Theory inches ever closer to practice Guardian, Larry Elliott (28/9/11)
Osborne expected to oppose EU’s proposal for Tobin tax on banks Guardian, Jill Treanor (28/9/11)
Tobin tax could ‘destroy’ business models Accountancy Age, Jaimie Kaffash (30/9/11)
Tobin tax is likely, says banking chief Accountancy Age, Jaimie Kaffash (5/10/11)
Could a transactions tax be good for capitalism? BBC News, Robert Peston (3/10/11)
EU to propose tax on financial transactions BusinessDay (South Africa), Mariam Isa (5/10/11)
European politicians plot to block UK veto on ‘Tobin tax’ The Telegraph, Louise Armitstead (3/10/11)
Opinion Divided on EU Transaction Tax Tax-News, Ulrika Lomas (5/10/11)
Tobin taxes and audit reform: the blizzard from Brussels The Economist (1/10/11)

Questions

  1. What are HFTs and what impact do they have on the stability and liquidity of markets?

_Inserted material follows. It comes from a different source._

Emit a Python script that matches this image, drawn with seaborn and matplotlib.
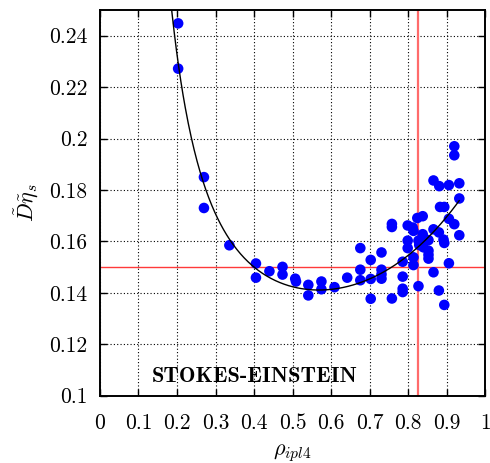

  2. Explain how a Tobin tax would work.
  3. What would be the potential advantages and disadvantages of the Tobin tax as proposed by the European Commission (the ‘financial transactions tax’)?
  4. Are financial markets efficient? Can a market be ‘excessively efficient’?
  5. How are ‘execute or cancel’ orders used by HFTs?
  6. Why do HFTs have an asymmetric information advantage?
  7. How does a financial transactions tax differ from the UK’s stamp duty reserve tax?
  8. Explain why the design of the stamp duty tax has prevented the flight of capital and trading from London. Could a Tobin tax be designed in such a way?